Pr15A Seeing an alternate universe

nick-fewings-1zJkgcOS0is-unsplashGenesis 45:1-15
Romans 11:1-2a, 29-32
Matthew 15: (10-20), 21-28

In the classic “text of terror” (a biblical genre identified by theologian Phyllis Trible) a woman is the victim of patriarchal oppression and/or violence and there is no one to protect or seek justice for her.  In variations, the victim may be male or the perpetrator may not be human. Sometimes the perpetrator is God as in this week’s first and second readings, and almost in the third.

In the first reading, Joseph says that God, not his brothers, was responsible for selling him into slavery.  It was all part of God’s plan for saving “a remnant” (a few) from a future famine. God had a plan and Joseph knew what it was.

In the second reading, the apostle Paul says God has yet another plan: staggering salvation as between  Jews and gentiles.  First the Jews, then the gentiles, then the Jews who didn’t get it the first time.  Do the gentiles get a second chance? Maybe not.  But God has a plan and Paul knows what it is.

God’s plans sound terrifying: innocent people are destined for misfortune and suffering so that God can be good to someone else.
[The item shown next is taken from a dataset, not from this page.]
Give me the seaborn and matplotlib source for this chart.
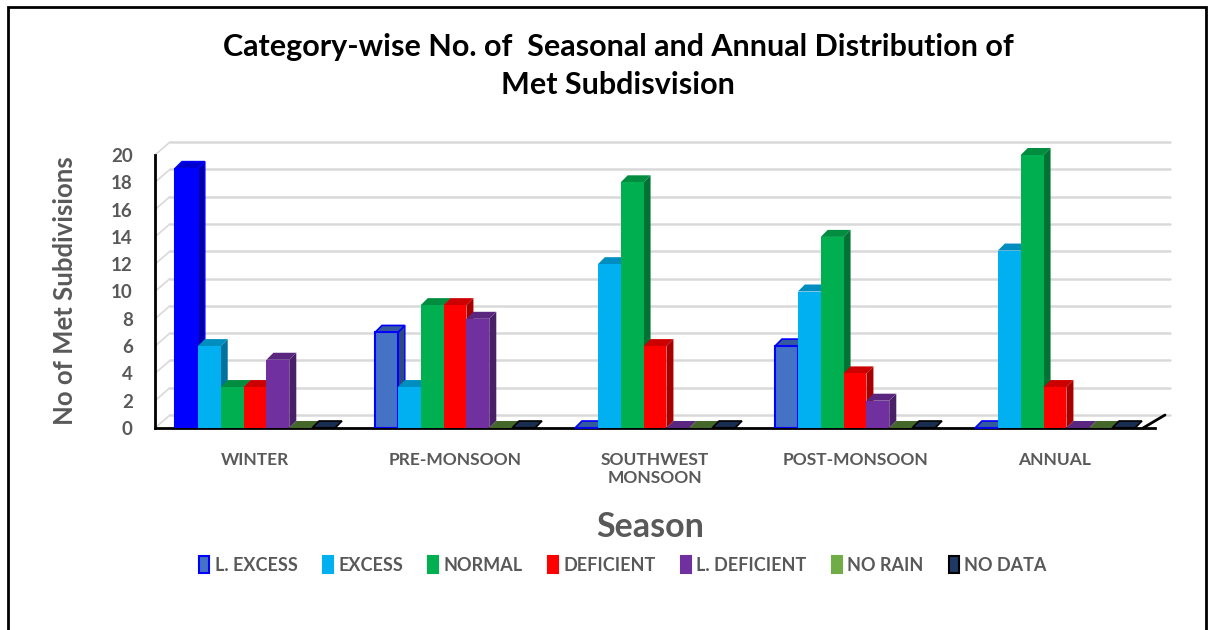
import numpy as np
import pandas as pd
import matplotlib
matplotlib.use("Agg")
import matplotlib.pyplot as plt
import matplotlib.transforms as mtransforms
from matplotlib.patches import Patch, Polygon, Rectangle
import seaborn as sns

# data
seasons = ["WINTER", "PRE-MONSOON", "SOUTHWEST\nMONSOON", "POST-MONSOON", "ANNUAL"]
categories = ["L. EXCESS", "EXCESS", "NORMAL", "DEFICIENT", "L. DEFICIENT", "NO RAIN", "NO DATA"]
l_excess = [19, 7, 0, 6, 0]
excess = [6, 3, 12, 10, 13]
normal = [3, 9, 18, 14, 20]
deficient = [3, 9, 6, 4, 3]
l_deficient = [5, 8, 0, 2, 0]
no_rain = [0, 0, 0, 0, 0]
no_data = [0, 0, 0, 0, 0]

colors = ["#4472C4", "#00B0F0", "#00B050", "#FF0000", "#7030A0", "#548235", "#1F3864"]
legend_colors = ["#4472C4", "#00B0F0", "#00B050", "#FF0000", "#7030A0", "#70AD47", "#1F3864"]
edge_colors = ["#0000FF", None, None, None, None, None, "#000000"]

values = [l_excess, excess, normal, deficient, l_deficient, no_rain, no_data]
rows = []
for cat, vals in zip(categories, values):
    for s, v in zip(seasons, vals):
        rows.append({"season": s, "category": cat, "count": v})
df = pd.DataFrame(rows)

sns.set_style("white")
plt.rcParams['font.family'] = ['Lato', 'DejaVu Sans']
GRAY = "#595959"

W, H = 1218, 630
fig = plt.figure(figsize=(W / 100, H / 100), dpi=100)
ax = fig.add_axes([155 / W, 1 - 428 / H, 1000 / W, 273 / H])

sns.barplot(data=df, x="season", y="count", hue="category", hue_order=categories,
            order=seasons, palette=colors, width=0.8, linewidth=0, ax=ax, legend=False)
ax.set_xlim(-0.5, 4.5)
ax.set_ylim(0, 20)
ax.set_yticks(range(0, 21, 2))

# pixel -> data sizes for the fake 3D depth
px_x = 1000 / 5.0
px_y = 273 / 20.0
dx, dy = 7 / px_x, 7 / px_y

def shade(c, f):
    r, g, b = matplotlib.colors.to_rgb(c)
    return (r * f, g * f, b * f)

for k, (cont, col) in enumerate(zip(ax.containers, colors)):
    for i, p in enumerate(cont.patches):
        fc = col
        if k == 0 and i == 0:
            fc = "#0000FF"
        p.set_facecolor(fc)
        p.set_zorder(3 + 2 * k + 1)
        if edge_colors[k]:
            p.set_edgecolor(edge_colors[k])
            p.set_linewidth(1.5)
        x0, w, h = p.get_x(), p.get_width(), p.get_height()
        x1 = x0 + w
        ec = edge_colors[k] if edge_colors[k] else "none"
        side = Polygon([(x1, 0), (x1, h), (x1 + dx, h + dy), (x1 + dx, dy)],
                       closed=True, facecolor=shade(fc, 0.65), edgecolor=ec,
                       linewidth=1 if edge_colors[k] else 0, zorder=3 + 2 * k, clip_on=False)
        top = Polygon([(x0, h), (x1, h), (x1 + dx, h + dy), (x0 + dx, h + dy)],
                      closed=True, facecolor=shade(fc, 0.8), edgecolor=ec,
                      linewidth=1.2 if edge_colors[k] else 0, zorder=3 + 2 * k, clip_on=False)
        if h > 0:
            ax.add_patch(side)
        ax.add_patch(top)

# back-wall gridlines shifted up/right
ax.grid(axis="y", color="#D9D9D9", linewidth=1.8)
ax.set_axisbelow(True)
shift = mtransforms.ScaledTranslation(15 / 100, 13 / 100, fig.dpi_scale_trans)
for gl in ax.get_ygridlines():
    gl.set_transform(gl.get_transform() + shift)
    gl.set_clip_on(False)
for v in range(0, 21, 2):
    ax.plot([-0.5, -0.5 + 15 / px_x], [v, v + 13 / px_y], color="#D9D9D9",
            linewidth=1.2, clip_on=False, zorder=1)
ax.plot([4.5 - 12 / px_x, 4.5 + 10 / px_x], [0, 13 / px_y], color="black",
        linewidth=2, clip_on=False, zorder=2)

for s in ["top", "right"]:
    ax.spines[s].set_visible(False)
for s in ["left", "bottom"]:
    ax.spines[s].set_color("black")
    ax.spines[s].set_linewidth(2)

ax.tick_params(axis="y", length=0, pad=16, labelsize=13.5, labelcolor=GRAY)
ax.tick_params(axis="x", length=0, pad=17, labelsize=12.5, labelcolor=GRAY)
for t in ax.get_yticklabels() + ax.get_xticklabels():
    t.set_fontweight("bold")
for t in ax.get_xticklabels():
    t.set_linespacing(1.2)

ax.set_xlabel("")
ax.set_ylabel("")
fig.text(65 / W, 1 - 291 / H, "No of Met Subdivisions", rotation=90, ha="center",
         va="center", fontsize=18.5, fontweight="bold", color=GRAY)
fig.text(650 / W, 1 - 527 / H, "Season", ha="center", va="center",
         fontsize=24.5, fontweight="bold", color=GRAY)
fig.text(618 / W, 1 - 66 / H,
         "Category-wise No. of  Seasonal and Annual Distribution of\nMet Subdisvision",
         ha="center", va="center", fontsize=22, fontweight="bold", color="black",
         linespacing=1.45)

handles = [Patch(facecolor=c, edgecolor=(e if e else c), linewidth=1.5)
           for c, e in zip(legend_colors, edge_colors)]
leg = fig.legend(handles, categories, loc="center", bbox_to_anchor=(623 / W, 1 - 565 / H),
                 ncol=7, frameon=False, handlelength=0.55, handleheight=1.0,
                 handletextpad=0.3, columnspacing=1.4, fontsize=13)
for t in leg.get_texts():
    t.set_color(GRAY)
    t.set_fontweight("bold")

fig.patches.append(Rectangle((8 / W, -0.05), 1198 / W, 1.05 - 7 / H, transform=fig.transFigure,
                             fill=False, edgecolor="black", linewidth=2))

fig.savefig("out.png", dpi=100)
We ought to go verrrrrry slowly when we hear someone talk confidently about God’s plan. They are probably talking about their own hopes and dreams, which may or may not be worthy and may or may not be of God.  Jesus nearly ignores the only person in Matthew’s gospel who is said to have “great faith” because Jesus thought the plan was for  “the house of Israel” to come first. Thankfully, Jesus was going slowly enough to see the woman’s faith and change his mind.

In the first reading, Joseph ultimately saved many people from starving during a seven year famine. But the notion that God planned to use slavery — evil, violence and injustice — to accomplish a good result is problematic. It leaves no room for an alternate universe of possibilities that might also have accomplished that good result without the evil, violence and injustice.

Faith, like the Canaanite woman’s faith, is what brings an alternate universe of possibilities into view.

Sharon Salzberg is a teacher of Buddhist meditation and co-founder of the Insight Meditation Society in Barre, Massachusetts.  In her 2003 book, Faith: Trusting Your Own Deepest Experience, she writes that faith is that quality which impels us to look for possibilities other than suffering or brokenness. It enables us to seek what is constant and whole and become connected to it.

The faith of the Canaanite woman saw in Jesus an alternate universe in which a foreigner could offer healing to her daughter.  Having “great faith” she kept calling him until he could see it too.